### [The task]
Output the data word for word, dropping every image.

--- Begin Data section ---

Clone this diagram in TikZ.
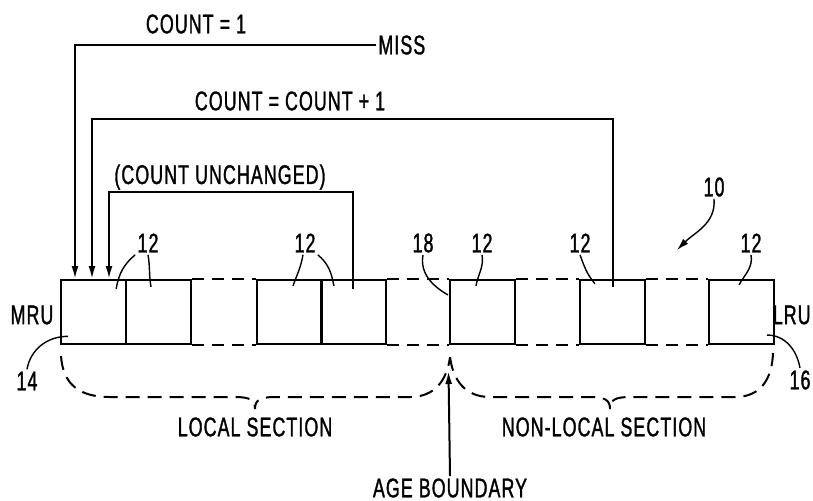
\documentclass[tikz,border=0pt]{standalone}
\usepackage{fontspec}
\setmainfont{Liberation Sans}[FakeStretch=0.66,FakeBold=1.2,LetterSpace=4]
\usetikzlibrary{arrows.meta}
\begin{document}
\begin{tikzpicture}[x=.5pt,y=-.5pt,every node/.style={font=\fontsize{13.5}{15}\selectfont,inner sep=1pt},
 cell/.style={draw,line width=1pt,minimum width=32.5pt,minimum height=32pt,inner sep=0pt},
 feed/.style={line width=1pt,-{Latex[length=6.5pt,width=3.5pt]}},
 lead/.style={line width=.7pt},
 brc/.style={line width=1pt,dash pattern=on 7pt off 4pt},
 gap/.style={line width=1pt,dash pattern=on 6pt off 4pt}]
\useasboundingbox (0,0) rectangle (813,500);
\node[cell] (c1) at (93.5,312) {};\node[cell] (c2) at (158.5,312) {};\node[cell] (c3) at (289,312) {};\node[cell] (c4) at (353,312) {};
\node[cell] (c5) at (482,312) {};\node[cell] (c6) at (612.5,312) {};\node[cell] (c7) at (741,312) {};
\draw[gap] (c2.north east)--(c3.north west) (c2.south east)--(c3.south west) (c4.north east)--(c5.north west) (c4.south east)--(c5.south west)
 (c5.north east)--(c6.north west) (c5.south east)--(c6.south west) (c6.north east)--(c7.north west) (c6.south east)--(c7.south west);
\node (cnt1) at (196,24) {COUNT = 1};\node[anchor=west] (miss) at (376,45) {MISS};
\node (cntinc) at (290,101) {COUNT = COUNT + 1};\node (cntsame) at (220,177) {(COUNT UNCHANGED)};
\draw[feed] (miss.west) -| ([xshift=7.5pt]c1.north west);
\draw[feed] ([yshift=-4pt]c6.north) -- ++(0,-168) -| ([xshift=16pt]c1.north west);
\draw[feed] ([yshift=-5pt]c4.north) -- ++(0,-97) -| ([xshift=24.5pt]c1.north west);
\node (mru) at (32,315) {MRU};\node[anchor=east,inner sep=0pt] (lru) at (811,315) {LRU};
\node (n14) at (27,381) {14};\node (n16) at (800,380) {16};
\node (l1) at (148,243) {12};\node (l2) at (305,243) {12};\node (n18) at (423,243) {18};\node (l3) at (482,243) {12};
\node (l4) at (580,243) {12};\node (l5) at (751,243) {12};\node (n10) at (714,187) {10};
\draw[lead] (l1.south west) to[out=-140,in=80] ++(-19,34) (l1.south) to[out=-80,in=100] ++(3,32);
\draw[lead] ([xshift=-1pt]l2.south) to[out=-100,in=70] ++(-10,31) (l2.south east) to[out=-40,in=100] ++(16,31);
\draw[lead] (n18.south) to[out=-100,in=150] ++(25,40);
\draw[lead] (l3.south) to[out=-80,in=80] ++(-6,31);
\draw[lead] (l4.south) to[out=-70,in=130] ++(15,29);
\draw[lead] (l5.south) to[out=-80,in=60] ++(-12,30);
\draw[lead,-{Latex[length=6pt,width=3.5pt]}] (n10.south) to[out=-85,in=45] ++(-37,51);
\draw[lead] (n14.north) to[out=80,in=180] ++(41,-33);
\draw[lead] (n16.north) to[out=100,in=0] ++(-33,-33);
\draw[brc] (61,356) .. controls (63,385) and (80,397) .. (110,397) -- (235,397) .. controls (250,397) and (255,400) .. (255,409)
 .. controls (255,400) and (260,397) .. (275,397) -- (410,397) .. controls (435,397) and (447,380) .. (450,357);
\draw[brc] (450,357) .. controls (453,380) and (465,397) .. (490,397) -- (590,397) .. controls (605,397) and (610,400) .. (610,409)
 .. controls (610,400) and (615,397) .. (630,397) -- (735,397) .. controls (760,397) and (772,380) .. (773,353);
\node (loc) at (255,427) {LOCAL SECTION};\node (nonloc) at (604,427) {NON-LOCAL SECTION};
\node (age) at (450,488) {AGE BOUNDARY};
\draw[feed] (age.north) -- ([yshift=-13pt]c5.south west);
\end{tikzpicture}
\end{document}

--- End Data section ---

### [Solution]
Clone this diagram in TikZ.
\documentclass[tikz,border=0pt]{standalone}
\usepackage{fontspec}
\setmainfont{Liberation Sans}[FakeStretch=0.66,FakeBold=1.2,LetterSpace=4]
\usetikzlibrary{arrows.meta}
\begin{document}
\begin{tikzpicture}[x=.5pt,y=-.5pt,every node/.style={font=\fontsize{13.5}{15}\selectfont,inner sep=1pt},
 cell/.style={draw,line width=1pt,minimum width=32.5pt,minimum height=32pt,inner sep=0pt},
 feed/.style={line width=1pt,-{Latex[length=6.5pt,width=3.5pt]}},
 lead/.style={line width=.7pt},
 brc/.style={line width=1pt,dash pattern=on 7pt off 4pt},
 gap/.style={line width=1pt,dash pattern=on 6pt off 4pt}]
\useasboundingbox (0,0) rectangle (813,500);
\node[cell] (c1) at (93.5,312) {};\node[cell] (c2) at (158.5,312) {};\node[cell] (c3) at (289,312) {};\node[cell] (c4) at (353,312) {};
\node[cell] (c5) at (482,312) {};\node[cell] (c6) at (612.5,312) {};\node[cell] (c7) at (741,312) {};
\draw[gap] (c2.north east)--(c3.north west) (c2.south east)--(c3.south west) (c4.north east)--(c5.north west) (c4.south east)--(c5.south west)
 (c5.north east)--(c6.north west) (c5.south east)--(c6.south west) (c6.north east)--(c7.north west) (c6.south east)--(c7.south west);
\node (cnt1) at (196,24) {COUNT = 1};\node[anchor=west] (miss) at (376,45) {MISS};
\node (cntinc) at (290,101) {COUNT = COUNT + 1};\node (cntsame) at (220,177) {(COUNT UNCHANGED)};
\draw[feed] (miss.west) -| ([xshift=7.5pt]c1.north west);
\draw[feed] ([yshift=-4pt]c6.north) -- ++(0,-168) -| ([xshift=16pt]c1.north west);
\draw[feed] ([yshift=-5pt]c4.north) -- ++(0,-97) -| ([xshift=24.5pt]c1.north west);
\node (mru) at (32,315) {MRU};\node[anchor=east,inner sep=0pt] (lru) at (811,315) {LRU};
\node (n14) at (27,381) {14};\node (n16) at (800,380) {16};
\node (l1) at (148,243) {12};\node (l2) at (305,243) {12};\node (n18) at (423,243) {18};\node (l3) at (482,243) {12};
\node (l4) at (580,243) {12};\node (l5) at (751,243) {12};\node (n10) at (714,187) {10};
\draw[lead] (l1.south west) to[out=-140,in=80] ++(-19,34) (l1.south) to[out=-80,in=100] ++(3,32);
\draw[lead] ([xshift=-1pt]l2.south) to[out=-100,in=70] ++(-10,31) (l2.south east) to[out=-40,in=100] ++(16,31);
\draw[lead] (n18.south) to[out=-100,in=150] ++(25,40);
\draw[lead] (l3.south) to[out=-80,in=80] ++(-6,31);
\draw[lead] (l4.south) to[out=-70,in=130] ++(15,29);
\draw[lead] (l5.south) to[out=-80,in=60] ++(-12,30);
\draw[lead,-{Latex[length=6pt,width=3.5pt]}] (n10.south) to[out=-85,in=45] ++(-37,51);
\draw[lead] (n14.north) to[out=80,in=180] ++(41,-33);
\draw[lead] (n16.north) to[out=100,in=0] ++(-33,-33);
\draw[brc] (61,356) .. controls (63,385) and (80,397) .. (110,397) -- (235,397) .. controls (250,397) and (255,400) .. (255,409)
 .. controls (255,400) and (260,397) .. (275,397) -- (410,397) .. controls (435,397) and (447,380) .. (450,357);
\draw[brc] (450,357) .. controls (453,380) and (465,397) .. (490,397) -- (590,397) .. controls (605,397) and (610,400) .. (610,409)
 .. controls (610,400) and (615,397) .. (630,397) -- (735,397) .. controls (760,397) and (772,380) .. (773,353);
\node (loc) at (255,427) {LOCAL SECTION};\node (nonloc) at (604,427) {NON-LOCAL SECTION};
\node (age) at (450,488) {AGE BOUNDARY};
\draw[feed] (age.north) -- ([yshift=-13pt]c5.south west);
\end{tikzpicture}
\end{document}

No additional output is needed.